_TASK INSTRUCTIONS_. Check every line below for the word "matplotlib" and show those that hold it.

— Start DATA —

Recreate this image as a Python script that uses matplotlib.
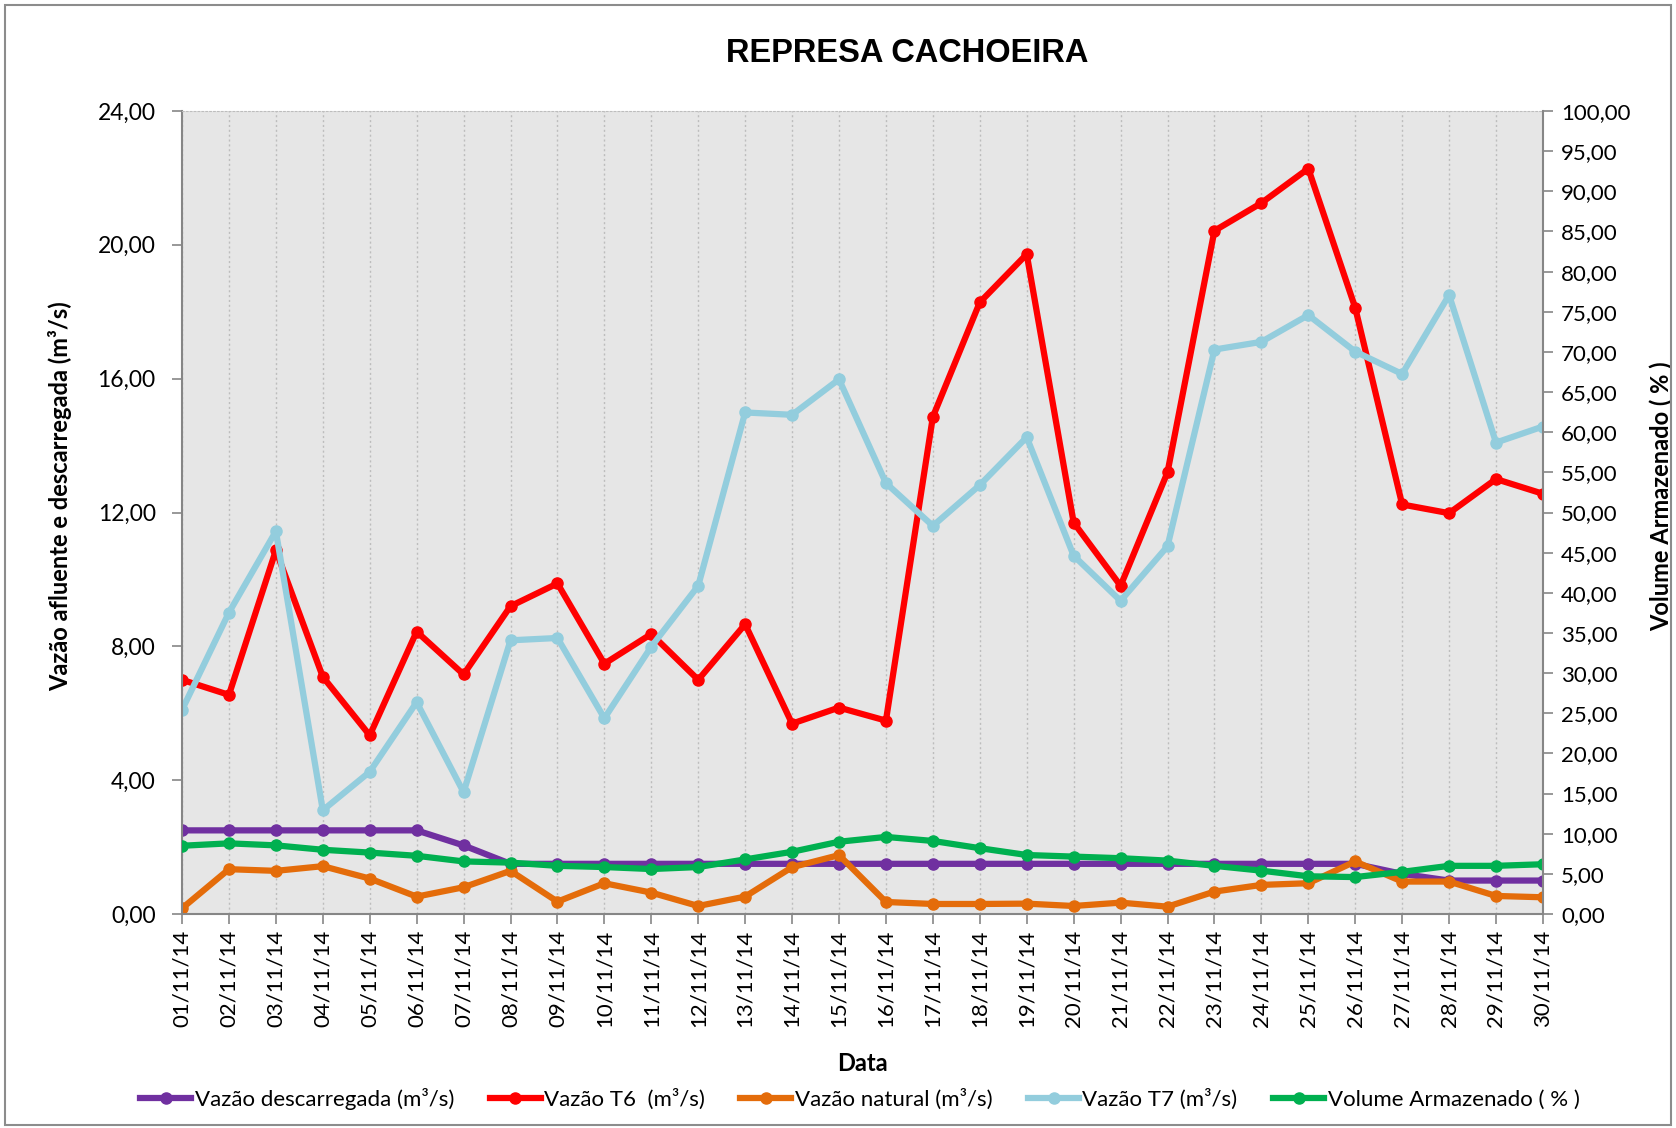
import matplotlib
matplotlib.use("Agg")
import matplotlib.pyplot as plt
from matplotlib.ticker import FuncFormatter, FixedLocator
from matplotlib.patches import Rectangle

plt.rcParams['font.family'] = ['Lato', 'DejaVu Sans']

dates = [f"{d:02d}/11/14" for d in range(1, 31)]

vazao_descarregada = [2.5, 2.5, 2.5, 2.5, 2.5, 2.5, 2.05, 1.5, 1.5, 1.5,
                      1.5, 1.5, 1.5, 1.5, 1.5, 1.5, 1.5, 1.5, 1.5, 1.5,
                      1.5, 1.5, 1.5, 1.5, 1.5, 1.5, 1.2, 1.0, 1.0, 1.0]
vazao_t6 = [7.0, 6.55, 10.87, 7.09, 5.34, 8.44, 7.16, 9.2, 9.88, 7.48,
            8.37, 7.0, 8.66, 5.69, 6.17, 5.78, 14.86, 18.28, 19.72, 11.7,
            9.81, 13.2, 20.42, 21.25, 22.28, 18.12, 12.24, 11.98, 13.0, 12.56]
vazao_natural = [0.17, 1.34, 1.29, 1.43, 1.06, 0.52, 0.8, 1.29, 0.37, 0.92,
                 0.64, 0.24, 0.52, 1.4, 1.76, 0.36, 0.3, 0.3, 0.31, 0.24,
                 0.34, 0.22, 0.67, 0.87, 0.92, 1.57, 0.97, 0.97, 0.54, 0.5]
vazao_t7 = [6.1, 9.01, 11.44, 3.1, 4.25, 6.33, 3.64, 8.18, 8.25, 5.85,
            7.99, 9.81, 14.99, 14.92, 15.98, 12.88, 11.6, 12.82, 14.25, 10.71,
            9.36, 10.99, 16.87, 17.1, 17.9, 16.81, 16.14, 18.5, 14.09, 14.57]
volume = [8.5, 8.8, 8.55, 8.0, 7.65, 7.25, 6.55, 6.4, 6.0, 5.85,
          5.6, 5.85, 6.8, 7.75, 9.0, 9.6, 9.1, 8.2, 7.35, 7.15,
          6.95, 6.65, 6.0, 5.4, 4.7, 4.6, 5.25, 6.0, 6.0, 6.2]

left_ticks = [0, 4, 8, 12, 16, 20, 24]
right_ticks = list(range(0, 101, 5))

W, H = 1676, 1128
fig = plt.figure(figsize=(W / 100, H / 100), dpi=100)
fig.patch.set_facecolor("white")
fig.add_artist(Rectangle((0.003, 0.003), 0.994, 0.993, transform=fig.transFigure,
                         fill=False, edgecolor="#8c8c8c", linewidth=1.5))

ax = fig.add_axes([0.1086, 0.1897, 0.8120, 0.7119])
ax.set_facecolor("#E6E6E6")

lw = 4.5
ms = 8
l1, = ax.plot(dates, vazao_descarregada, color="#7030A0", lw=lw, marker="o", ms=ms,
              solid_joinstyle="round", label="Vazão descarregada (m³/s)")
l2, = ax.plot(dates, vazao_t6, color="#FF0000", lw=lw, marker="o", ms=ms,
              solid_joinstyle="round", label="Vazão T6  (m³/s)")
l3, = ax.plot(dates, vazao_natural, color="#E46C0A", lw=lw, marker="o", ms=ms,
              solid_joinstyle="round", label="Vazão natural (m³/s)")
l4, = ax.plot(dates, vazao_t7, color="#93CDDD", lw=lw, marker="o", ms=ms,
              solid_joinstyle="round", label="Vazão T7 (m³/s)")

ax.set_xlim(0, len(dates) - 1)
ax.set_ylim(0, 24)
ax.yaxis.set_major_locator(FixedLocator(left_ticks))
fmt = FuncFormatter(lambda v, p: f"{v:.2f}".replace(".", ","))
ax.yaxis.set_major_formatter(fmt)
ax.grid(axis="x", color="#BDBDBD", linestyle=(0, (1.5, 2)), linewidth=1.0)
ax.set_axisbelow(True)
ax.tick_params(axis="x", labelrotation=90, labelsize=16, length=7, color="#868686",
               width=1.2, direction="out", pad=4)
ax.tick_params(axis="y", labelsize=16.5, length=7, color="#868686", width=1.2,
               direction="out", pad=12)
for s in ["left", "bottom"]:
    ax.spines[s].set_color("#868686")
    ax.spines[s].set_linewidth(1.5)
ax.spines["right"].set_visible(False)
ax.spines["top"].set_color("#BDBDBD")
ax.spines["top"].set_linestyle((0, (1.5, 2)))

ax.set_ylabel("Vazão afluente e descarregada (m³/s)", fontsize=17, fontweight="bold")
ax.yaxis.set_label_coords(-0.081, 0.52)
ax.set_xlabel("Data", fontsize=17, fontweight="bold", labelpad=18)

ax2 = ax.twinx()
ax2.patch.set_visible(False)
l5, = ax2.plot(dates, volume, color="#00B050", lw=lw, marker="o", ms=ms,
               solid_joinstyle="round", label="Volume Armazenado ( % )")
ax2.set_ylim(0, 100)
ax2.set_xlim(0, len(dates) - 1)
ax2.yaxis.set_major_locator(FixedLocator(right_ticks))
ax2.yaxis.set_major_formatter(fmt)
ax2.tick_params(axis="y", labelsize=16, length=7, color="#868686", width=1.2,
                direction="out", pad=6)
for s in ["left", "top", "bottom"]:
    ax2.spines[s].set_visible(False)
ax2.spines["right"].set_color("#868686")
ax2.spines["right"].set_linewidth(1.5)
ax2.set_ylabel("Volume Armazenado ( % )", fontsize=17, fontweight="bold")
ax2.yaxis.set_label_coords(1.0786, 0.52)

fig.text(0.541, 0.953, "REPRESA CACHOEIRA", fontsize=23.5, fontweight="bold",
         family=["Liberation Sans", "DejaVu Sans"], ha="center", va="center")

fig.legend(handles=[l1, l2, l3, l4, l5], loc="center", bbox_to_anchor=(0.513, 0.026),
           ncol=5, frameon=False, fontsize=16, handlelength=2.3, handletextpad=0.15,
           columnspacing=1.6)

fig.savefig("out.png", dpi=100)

— End DATA —

_RESPONSE_.
Recreate this image as a Python script that uses matplotlib.
import matplotlib
matplotlib.use("Agg")
import matplotlib.pyplot as plt
from matplotlib.ticker import FuncFormatter, FixedLocator
from matplotlib.patches import Rectangle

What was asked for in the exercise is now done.